━━━━━ Extracted data

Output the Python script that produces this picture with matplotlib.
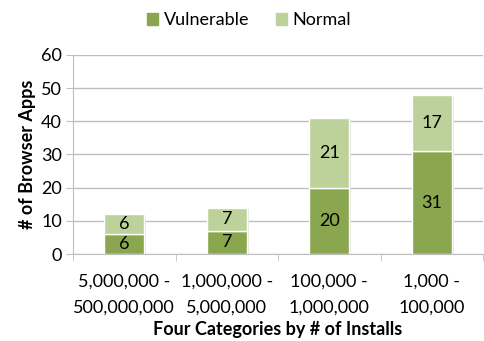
import numpy as np
import matplotlib.pyplot as plt
from matplotlib.patches import Patch

categories = ["5,000,000 -\n500,000,000", "1,000,000 -\n5,000,000",
              "100,000 -\n1,000,000", "1,000 -\n100,000"]
vulnerable = [6, 7, 20, 31]
normal = [6, 7, 21, 17]

c_vul = "#8aa64e"
c_norm = "#bcd29a"
grid_c = "#bfbfbf"

plt.rcParams['font.family'] = ['Lato', 'DejaVu Sans']
fs = 13

fig = plt.figure(figsize=(4.84, 3.41), dpi=100)
ax = fig.add_axes([0.151, 0.255, 0.847, 0.584])

x = np.arange(len(categories))
w = 0.39
# light shadow
ax.bar(x + 0.02, np.array(vulnerable) + np.array(normal), w, bottom=-0.3,
       color="#e3e3e3", zorder=1, linewidth=0)
ax.bar(x, vulnerable, w, color=c_vul, edgecolor="white", linewidth=1, zorder=2)
ax.bar(x, normal, w, bottom=vulnerable, color=c_norm, edgecolor="white",
       linewidth=1, zorder=2)

for i in range(len(x)):
    ax.text(x[i], vulnerable[i] / 2, str(vulnerable[i]), ha="center",
            va="center", fontsize=fs, zorder=3)
    ax.text(x[i], vulnerable[i] + normal[i] / 2, str(normal[i]), ha="center",
            va="center", fontsize=fs, zorder=3)

ax.set_xlim(-0.5, 3.5)
ax.set_ylim(0, 60)
ax.set_yticks(range(0, 61, 10))
ax.yaxis.grid(True, color=grid_c, linewidth=1)
ax.set_axisbelow(True)

ax.set_xticks(x)
ax.set_xticklabels(categories, fontsize=fs, linespacing=1.75)
ax.set_xticks(np.arange(-0.5, 3.6, 1), minor=True)
ax.tick_params(axis="x", which="major", length=0, pad=14)
ax.tick_params(axis="x", which="minor", length=5, color=grid_c)
ax.tick_params(axis="y", length=5, color=grid_c, labelsize=fs, pad=3)

for s in ["top", "right"]:
    ax.spines[s].set_visible(False)
ax.spines["left"].set_color(grid_c)
ax.spines["bottom"].set_color(grid_c)

ax.set_ylabel("# of Browser Apps", fontsize=fs, fontweight="bold", labelpad=4)
ax.set_xlabel("Four Categories by # of Installs", fontsize=fs,
              fontweight="bold", va="center")
ax.xaxis.set_label_coords(0.5, -0.38)

handles = [Patch(color=c_vul, label="Vulnerable"),
           Patch(color=c_norm, label="Normal")]
fig.legend(handles=handles, loc="center", bbox_to_anchor=(0.515, 0.94),
           ncol=2, frameon=False, fontsize=fs, handlelength=0.6,
           handleheight=0.6, handletextpad=0.3, columnspacing=1.5)

fig.savefig("out.png", dpi=100)
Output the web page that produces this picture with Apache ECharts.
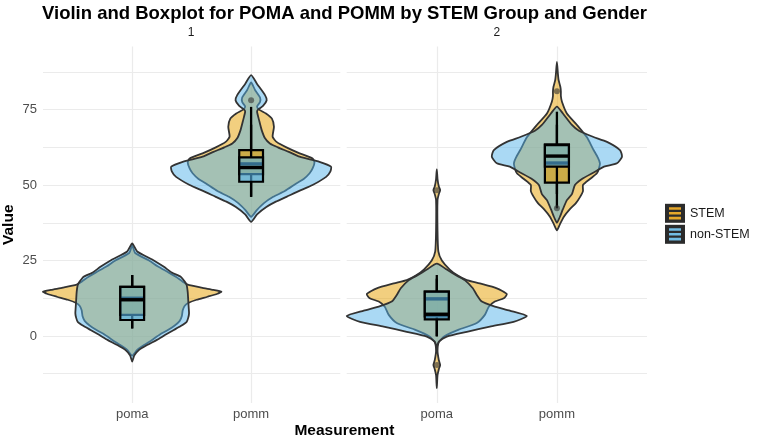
<!DOCTYPE html>
<html>
<head>
<meta charset="utf-8">
<script src="https://cdn.jsdelivr.net/npm/echarts@6/dist/echarts.min.js"></script>
<style>
html, body { margin: 0; padding: 0; background: #fff; }
#chart { width: 762px; height: 443px; }
</style>
</head>
<body>
<div id="chart"></div>
<script>
// facets, x categories and fill groups
var panels = ['1', '2'];
var measures = ['poma', 'pomm'];
var groups = ['STEM', 'non-STEM'];
var yTicks = [0, 25, 50, 75];
var yGrid = [-12.5, 0, 12.5, 25, 37.5, 50, 62.5, 75, 87.5];

// violin outlines: [value, half width in category units]
var p1PomaStem = [[30,0],[27.5,0.025],[25,0.142],[23,0.217],[21,0.308],[19.6,0.367],[18,0.425],[17,0.467],[16,0.583],[15.3,0.683],[14.7,0.75],[14,0.717],[13,0.633],[12,0.542],[11,0.475],[10,0.442],[8.5,0.425],[6.5,0.417],[5,0.4],[3.5,0.358],[2,0.3],[0.5,0.233],[-1.3,0.167],[-3,0.1],[-4.6,0.042],[-6.5,0]];
var p1PomaNon = [[30.7,0],[28,0.042],[25.2,0.175],[22.9,0.267],[21,0.333],[19.6,0.408],[18,0.442],[16.9,0.458],[14.5,0.467],[12,0.471],[9.5,0.475],[7.5,0.478],[6,0.471],[4.7,0.458],[3.3,0.408],[2,0.35],[0.3,0.275],[-1.3,0.208],[-3,0.125],[-4.6,0.058],[-6.5,0.017],[-8.5,0]];
var p1PommStem = [[84,0],[81.5,0.033],[79,0.075],[77.5,0.075],[76,0.05],[75,0.067],[73.7,0.125],[72,0.175],[69.3,0.192],[66,0.181],[64.3,0.214],[62.5,0.297],[60.5,0.408],[58.8,0.517],[57.5,0.533],[55.5,0.517],[53.9,0.492],[52,0.442],[50.6,0.383],[48,0.283],[46.1,0.186],[44,0.108],[41.7,0.048],[39.5,0]];
var p1PommNon = [[86.4,0],[83.5,0.05],[79.8,0.117],[78.1,0.131],[76.2,0.1],[75,0.058],[74.3,0.05],[71.5,0.067],[68.2,0.089],[65.5,0.117],[63.8,0.158],[62.5,0.225],[61,0.317],[59.4,0.408],[57.7,0.575],[56.1,0.672],[54.5,0.667],[52.7,0.631],[50,0.517],[48,0.4],[46.1,0.297],[44.5,0.208],[42.8,0.131],[40.3,0.05],[37.8,0]];
var p2PomaStem = [[55.2,0],[52,0.006],[49.5,0.017],[48.3,0.028],[47,0.017],[45,0.006],[35,0.006],[28,0.013],[25,0.042],[22,0.108],[20,0.175],[18.5,0.25],[17.4,0.358],[15.8,0.5],[13.9,0.583],[12.5,0.558],[11.4,0.483],[9.7,0.433],[7,0.4],[4.3,0.333],[2.1,0.183],[0,0.067],[-2,0.017],[-5,0.006],[-8,0.017],[-9.6,0.028],[-11,0.017],[-13,0.006],[-17.3,0]];
var p2PomaNon = [[24,0],[22,0.083],[20,0.167],[18.5,0.233],[15.8,0.3],[13.6,0.333],[11.4,0.375],[9.9,0.472],[8.4,0.608],[6.6,0.75],[4.7,0.639],[3.1,0.442],[1.4,0.25],[-0.2,0.083],[-1.9,0.017],[-3.5,0]];
var p2PommStem = [[90.8,0],[87,0.008],[84.8,0.014],[82.5,0.029],[81,0.033],[79.5,0.033],[77.6,0.042],[73.7,0.083],[69.9,0.167],[65.8,0.25],[62,0.3],[59,0.342],[57.2,0.358],[55.5,0.35],[53.9,0.333],[52,0.275],[50,0.217],[48,0.217],[46,0.192],[44,0.158],[42,0.108],[39.5,0.058],[37,0.025],[35,0]];
var p2PommNon = [[76,0],[73.7,0.05],[69.9,0.125],[68,0.183],[66,0.3],[64.3,0.417],[61.6,0.525],[59.4,0.542],[57.2,0.5],[56.1,0.392],[54.4,0.317],[52,0.208],[50,0.15],[47,0.125],[45,0.083],[42,0.05],[39.5,0.025],[37.5,0]];

// boxplot stats: [lower whisker, q1, median, q3, upper whisker], poma then pomm
var p1BoxStem = [[2.5, 7.0, 12.5, 16.3, 20.2], [46.1, 53.6, 57.0, 61.6, 75.9]];
var p1BoxNon  = [[2.5, 5.3, 12.0, 16.3, 20.2], [46.1, 51.1, 55.8, 59.2, 70.0]];
var p2BoxStem = [[0.0, 6.5, 12.3, 14.7, 20.2], [42.3, 50.8, 57.3, 63.5, 74.3]];
var p2BoxNon  = [[-0.2, 5.5, 7.2, 14.7, 19.0], [47.0, 56.1, 59.6, 63.2, 70.0]];

// outliers: [measure, value]
var p1OutStem = [];
var p1OutNon  = [['pomm', 78.1]];
var p2OutStem = [['poma', 48.3], ['poma', -9.6], ['pomm', 81.1]];
var p2OutNon  = [['pomm', 42.3]];

var FONT = '"Liberation Sans", Arial, sans-serif';
var violinFill = {'STEM': 'rgba(230,159,0,0.5)', 'non-STEM': 'rgba(86,180,233,0.5)'};
var boxFill = {'STEM': 'rgba(230,159,0,0.6)', 'non-STEM': 'rgba(86,180,233,0.6)'};
var keyColor = {'STEM': '#E5A72A', 'non-STEM': '#72BCE3'};
var BOX_HW = 0.1;

var violins = [
    {'STEM': [p1PomaStem, p1PommStem], 'non-STEM': [p1PomaNon, p1PommNon]},
    {'STEM': [p2PomaStem, p2PommStem], 'non-STEM': [p2PomaNon, p2PommNon]}
];
var boxes = [
    {'STEM': p1BoxStem, 'non-STEM': p1BoxNon},
    {'STEM': p2BoxStem, 'non-STEM': p2BoxNon}
];
var outliers = [
    {'STEM': p1OutStem, 'non-STEM': p1OutNon},
    {'STEM': p2OutStem, 'non-STEM': p2OutNon}
];

function violinItem(profiles, fill) {
    return function (params, api) {
        var prof = profiles[params.dataIndex];
        var x = api.value(0);
        var pts = [];
        for (var i = 0; i < prof.length; i++) pts.push(api.coord([x + prof[i][1], prof[i][0]]));
        for (var j = prof.length - 2; j > 0; j--) pts.push(api.coord([x - prof[j][1], prof[j][0]]));
        return {
            type: 'polygon',
            shape: {points: pts, smooth: 0.2},
            style: {fill: fill, stroke: '#333333', lineWidth: 1.8, lineJoin: 'round'}
        };
    };
}

function boxItem(stats, fill) {
    return function (params, api) {
        var s = stats[params.dataIndex];
        var x = api.value(0);
        var lo = api.coord([x, s[0]]), q1 = api.coord([x, s[1]]);
        var q3 = api.coord([x, s[3]]), hi = api.coord([x, s[4]]);
        var tl = api.coord([x - BOX_HW, s[3]]), br = api.coord([x + BOX_HW, s[1]]);
        var ml = api.coord([x - BOX_HW, s[2]]), mr = api.coord([x + BOX_HW, s[2]]);
        var ln = {stroke: '#000', lineWidth: 2.3};
        return {type: 'group', children: [
            {type: 'line', shape: {x1: hi[0], y1: hi[1], x2: q3[0], y2: q3[1]}, style: ln},
            {type: 'line', shape: {x1: q1[0], y1: q1[1], x2: lo[0], y2: lo[1]}, style: ln},
            {type: 'rect', shape: {x: tl[0], y: tl[1], width: br[0] - tl[0], height: br[1] - tl[1]},
                style: {fill: fill, stroke: '#000', lineWidth: 2.2}},
            {type: 'line', shape: {x1: ml[0], y1: ml[1], x2: mr[0], y2: mr[1]}, style: {stroke: '#000', lineWidth: 3.4}}
        ]};
    };
}

var catData = measures.map(function (m, i) { return [i + 1, 0]; });
var series = [];
panels.forEach(function (p, pi) {
    groups.forEach(function (g) {
        series.push({
            type: 'custom', name: g, xAxisIndex: pi, yAxisIndex: pi, silent: true,
            renderItem: violinItem(violins[pi][g], violinFill[g]), data: catData
        });
    });
    groups.forEach(function (g) {
        series.push({
            type: 'custom', name: g, xAxisIndex: pi, yAxisIndex: pi, silent: true,
            renderItem: boxItem(boxes[pi][g], boxFill[g]), data: catData
        });
    });
    groups.forEach(function (g) {
        series.push({
            type: 'scatter', name: g, xAxisIndex: pi, yAxisIndex: pi, silent: true,
            symbolSize: 6,
            itemStyle: {color: '#333333', opacity: 0.6},
            data: outliers[pi][g].map(function (o) { return [measures.indexOf(o[0]) + 1, o[1]]; })
        });
    });
});

var grids = [
    {left: 41.7, top: 46.5, width: 298.6, height: 356.5},
    {left: 346.7, top: 46.5, width: 300.3, height: 356.5}
];

var xAxes = grids.map(function (g, i) {
    return {
        type: 'value', gridIndex: i, min: 0.25, max: 2.75,
        axisLine: {show: false},
        axisTick: {show: false, customValues: [1, 2]},
        axisLabel: {customValues: [1, 2], margin: 5, color: '#4d4d4d', fontSize: 13, fontFamily: FONT,
            formatter: function (v) { return measures[Math.round(v) - 1]; }},
        splitLine: {show: true, lineStyle: {color: '#ebebeb', width: 1.2}}
    };
});
var yAxes = grids.map(function (g, i) {
    return {
        type: 'value', gridIndex: i, min: -22.2, max: 95.9,
        name: i === 0 ? 'Value' : '', nameLocation: 'middle', nameGap: 26,
        nameTextStyle: {fontFamily: FONT, fontSize: 15.5, fontWeight: 'bold', color: '#000'},
        axisLine: {show: false},
        axisTick: {show: false, customValues: yGrid},
        axisLabel: {show: i === 0, customValues: yTicks, margin: 6, color: '#4d4d4d', fontSize: 13, fontFamily: FONT},
        splitLine: {show: true, lineStyle: {color: '#ebebeb', width: 1.2}}
    };
});

var stripePath = 'path://M0,0h0.01v0.01h-0.01z M19.99,18.99h0.01v0.01h-0.01z M4,3.4h12v2.6h-12z M4,8.2h12v2.6h-12z M4,13h12v2.6h-12z';
var legendBase = {
    left: 665, top: 203.8, orient: 'vertical', padding: 0,
    itemWidth: 20, itemHeight: 19, itemGap: 2, selectedMode: false
};

var myChart = echarts.init(document.getElementById('chart'), null, {renderer: 'canvas'});
myChart.setOption({
    animation: false,
    backgroundColor: '#fff',
    title: {
        text: 'Violin and Boxplot for POMA and POMM by STEM Group and Gender',
        left: 42, top: 4, padding: 0,
        textStyle: {fontFamily: FONT, fontSize: 18.5, fontWeight: 'bold', color: '#000'}
    },
    graphic: [
        {type: 'text', x: (grids[0].left + grids[0].left + grids[0].width) / 2, y: 33,
            style: {text: panels[0], align: 'center', verticalAlign: 'middle', fontFamily: FONT, fontSize: 12, fill: '#1a1a1a'}},
        {type: 'text', x: (grids[1].left + grids[1].left + grids[1].width) / 2, y: 33,
            style: {text: panels[1], align: 'center', verticalAlign: 'middle', fontFamily: FONT, fontSize: 12, fill: '#1a1a1a'}},
        {type: 'text', x: (grids[0].left + grids[1].left + grids[1].width) / 2, y: 431,
            style: {text: 'Measurement', align: 'center', verticalAlign: 'middle', fontFamily: FONT, fontSize: 15.5, fontWeight: 'bold', fill: '#000'}}
    ],
    legend: [
        Object.assign({}, legendBase, {
            icon: 'rect', data: groups,
            itemStyle: {color: '#2b2b2b', borderWidth: 0},
            textStyle: {fontFamily: FONT, fontSize: 12.5, color: '#1a1a1a'}
        }),
        Object.assign({}, legendBase, {
            icon: stripePath,
            data: groups.map(function (g) { return {name: g, itemStyle: {color: keyColor[g], borderWidth: 0}}; }),
            itemStyle: {borderWidth: 0},
            textStyle: {fontFamily: FONT, fontSize: 12.5, color: 'rgba(0,0,0,0)'}
        })
    ],
    grid: grids,
    xAxis: xAxes,
    yAxis: yAxes,
    series: series
});
</script>
</body>
</html>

━━━━━━━━━━

Skip every picture and return the lines above from the top through the one that contains "ax.set_axisbelow(True)".

Output the Python script that produces this picture with matplotlib.
import numpy as np
import matplotlib.pyplot as plt
from matplotlib.patches import Patch

categories = ["5,000,000 -\n500,000,000", "1,000,000 -\n5,000,000",
              "100,000 -\n1,000,000", "1,000 -\n100,000"]
vulnerable = [6, 7, 20, 31]
normal = [6, 7, 21, 17]

c_vul = "#8aa64e"
c_norm = "#bcd29a"
grid_c = "#bfbfbf"

plt.rcParams['font.family'] = ['Lato', 'DejaVu Sans']
fs = 13

fig = plt.figure(figsize=(4.84, 3.41), dpi=100)
ax = fig.add_axes([0.151, 0.255, 0.847, 0.584])

x = np.arange(len(categories))
w = 0.39
# light shadow
ax.bar(x + 0.02, np.array(vulnerable) + np.array(normal), w, bottom=-0.3,
       color="#e3e3e3", zorder=1, linewidth=0)
ax.bar(x, vulnerable, w, color=c_vul, edgecolor="white", linewidth=1, zorder=2)
ax.bar(x, normal, w, bottom=vulnerable, color=c_norm, edgecolor="white",
       linewidth=1, zorder=2)

for i in range(len(x)):
    ax.text(x[i], vulnerable[i] / 2, str(vulnerable[i]), ha="center",
            va="center", fontsize=fs, zorder=3)
    ax.text(x[i], vulnerable[i] + normal[i] / 2, str(normal[i]), ha="center",
            va="center", fontsize=fs, zorder=3)

ax.set_xlim(-0.5, 3.5)
ax.set_ylim(0, 60)
ax.set_yticks(range(0, 61, 10))
ax.yaxis.grid(True, color=grid_c, linewidth=1)
ax.set_axisbelow(True)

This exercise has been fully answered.